Going by Electoral Commissions’s (EC) strategic plan released this past week, the deadline for the government to come up with electoral reforms expires in February 2019.

The EC requires that any legalisation be enacted two years before the next general election to give ample time to plan and implement its activities.

It also argues that for its plan to materialise, each stakeholder should play their part while government should not create new districts effective August 2018.

With only a month to go to the reforms deadline, even the Supreme Court’s orders of March 2016 that the Attorney General should come up with reforms within two years are unmet. The two years ultimatum expired on August 26.

“There won’t be time to amend any law. Parliament is going on recess and when MPs return, they will start handling the budget process as per the Public Finance Management Act. That process will go up to May, 2019. It is unlikely that there will be any consideration of any Bill during that time,’’ said Semujju Ibrahim Nganda opposition chief who spokes for the Forum for Democratic Party.

“The strategic plan seeks to leverage on the innovations and reforms introduced during the last general election address the challenges that were encountered,” reads the EC roadmap plan.

The civil society and the opposition had hoped to introduce provisions that would restore presidential term limits and trimming of the president’s powers in appointing the chairperson and five other members to the Electoral Commission.

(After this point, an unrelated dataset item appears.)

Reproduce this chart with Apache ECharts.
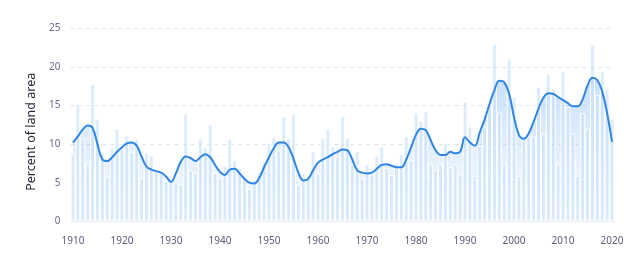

It was hoped that the opposition’s proposition would be incorporated in the government’s Bill, but if that failed, a private members would be tabled before the house.

The public now expect inconsequential revision of Local Government Act or Parliamentary Election Act that will mostly look at issues of how much fees contenders will pay, procedural amendments and polling stations.

The cost
The EC expects a funding of Ush1.50 trillion ($406.26 million) to cover all its expenses running to 2022.

The EC however is set to carry on with one of the most expensive elections.

According the EC Chairman Justice Simon Byabakama Mugyenyi, the EC;’s budget has short up in view of expanded districts, increasing number of voters current standing at 19,4million up from 15.3 million registered in 2016. Other factors affecting the costs are inflation.

“This is quite a cost especially for a struggling economy…. The plan imposes a heavy burden on the country’s resources with little safeguards to guarantee cleaner and credible elections come 2021.

Presidential, parliamentary, local government and local council elections will cost up to Ush812.37 billion ($220.02 million).

On the other hand, administrative units (Local Council I&II) and women councils and committees election Ush55.77 billion ($15.11 million), Wage bill Ush219.63 billion ($59.48 million) and general finance and administration and capital development expenditures will cost Ush414.72 billion ($112,32 million).